### EXERCISE PROMPT
Drop every picture. Then return, exactly, the lines from the beginning of the listing below through the one containing "import plotly.graph_objects as go".

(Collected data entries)
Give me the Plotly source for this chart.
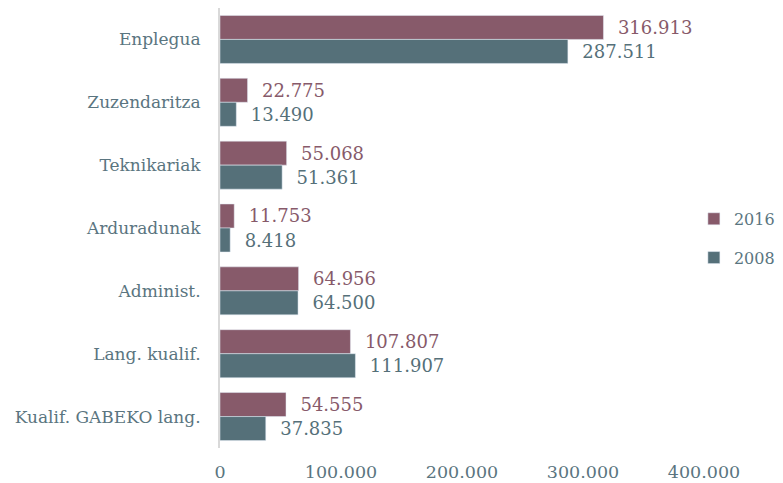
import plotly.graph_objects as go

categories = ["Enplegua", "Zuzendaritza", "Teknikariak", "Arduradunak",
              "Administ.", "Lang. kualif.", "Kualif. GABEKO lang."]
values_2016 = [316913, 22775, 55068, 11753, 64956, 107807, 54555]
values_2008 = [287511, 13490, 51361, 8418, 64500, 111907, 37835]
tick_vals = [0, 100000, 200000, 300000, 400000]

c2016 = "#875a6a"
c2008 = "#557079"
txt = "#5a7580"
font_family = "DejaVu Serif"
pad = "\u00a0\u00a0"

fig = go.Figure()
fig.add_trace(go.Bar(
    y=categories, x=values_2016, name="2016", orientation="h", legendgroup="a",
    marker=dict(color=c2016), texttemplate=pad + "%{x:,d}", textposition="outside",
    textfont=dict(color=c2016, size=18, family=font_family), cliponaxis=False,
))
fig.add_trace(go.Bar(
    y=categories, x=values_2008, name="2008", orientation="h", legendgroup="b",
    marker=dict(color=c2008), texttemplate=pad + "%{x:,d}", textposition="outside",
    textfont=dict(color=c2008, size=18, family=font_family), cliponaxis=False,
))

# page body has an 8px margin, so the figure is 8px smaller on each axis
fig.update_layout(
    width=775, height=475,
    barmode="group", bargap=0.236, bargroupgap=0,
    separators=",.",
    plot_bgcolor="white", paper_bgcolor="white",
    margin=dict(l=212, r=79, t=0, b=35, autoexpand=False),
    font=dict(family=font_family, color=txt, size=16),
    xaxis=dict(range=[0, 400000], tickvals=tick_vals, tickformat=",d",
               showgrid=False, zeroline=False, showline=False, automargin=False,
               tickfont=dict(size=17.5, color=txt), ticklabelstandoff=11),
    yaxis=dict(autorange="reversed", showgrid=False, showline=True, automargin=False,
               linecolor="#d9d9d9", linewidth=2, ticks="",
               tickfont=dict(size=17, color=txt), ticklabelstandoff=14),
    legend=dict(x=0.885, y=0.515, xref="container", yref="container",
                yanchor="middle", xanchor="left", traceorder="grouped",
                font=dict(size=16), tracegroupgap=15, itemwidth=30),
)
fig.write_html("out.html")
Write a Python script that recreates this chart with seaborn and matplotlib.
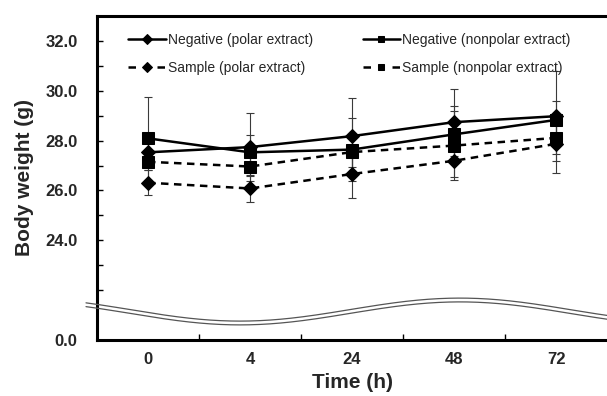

### THE COMPLETED TASK
Give me the Plotly source for this chart.
import plotly.graph_objects as go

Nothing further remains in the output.